Personal information
- Full name: Abdul Musa Zubairu
- Date of birth: 3 October 1998 (age 27)
- Place of birth: Kaduna, Nigeria
- Height: 1.65 m (5 ft 5 in)
- Position: Midfielder

Team information
- Current team: Zemplín Michalovce
- Number: 4

Youth career
- GBS Academy

Senior career*
- Years: Team / Apps / (Gls)
- 2017–2022: AS Trenčín / 130 / (4)
- 2022: Zrinjski Mostar / 7 / (0)
- 2023: Kolubara / 11 / (0)
- 2023–: Zemplín Michalovce / 73 / (1)

= Abdul Zubairu =

Nigerian footballer

Abdul Zubairu (born 3 October 1998) is a Nigerian professional footballer who plays as a midfielder for Slovak Niké liga club Zemplín Michalovce.

==Career==
Zubairu made his Fortuna Liga debut for AS Trenčín against Slovan Bratislava on 25 February 2016.

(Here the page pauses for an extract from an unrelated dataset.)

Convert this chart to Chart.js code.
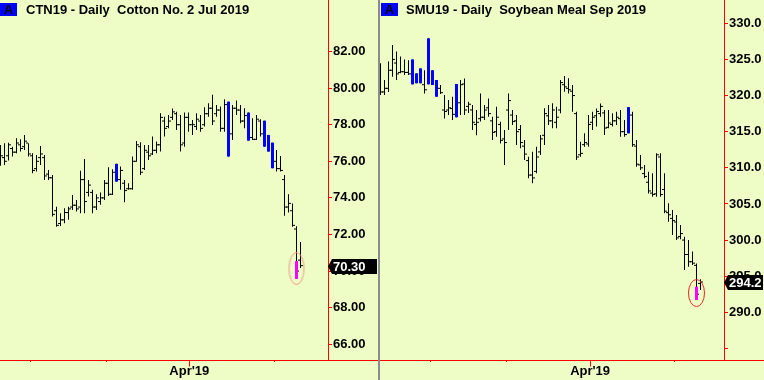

He played for AS Trenčín 7 consecutive seasons in the Slovak top tier, and in the summer of 2022, he moved to the region of former-Yugoslavia and joined the well-established Bosnian top-tier side HŠK Zrinjski. However, his stay was short, as he moved to Serbia in the following winter break to reinforce FK Kolubara which was struggling in its first-ever season at the top level.

==Style of play==
A player who stands at just 1.65 m, Zubairu is known for his energy and ball-winning abilities as a box-to-box midfielder in the centre of the pitch. He is also a playmaker, and has been likened to N'Golo Kanté.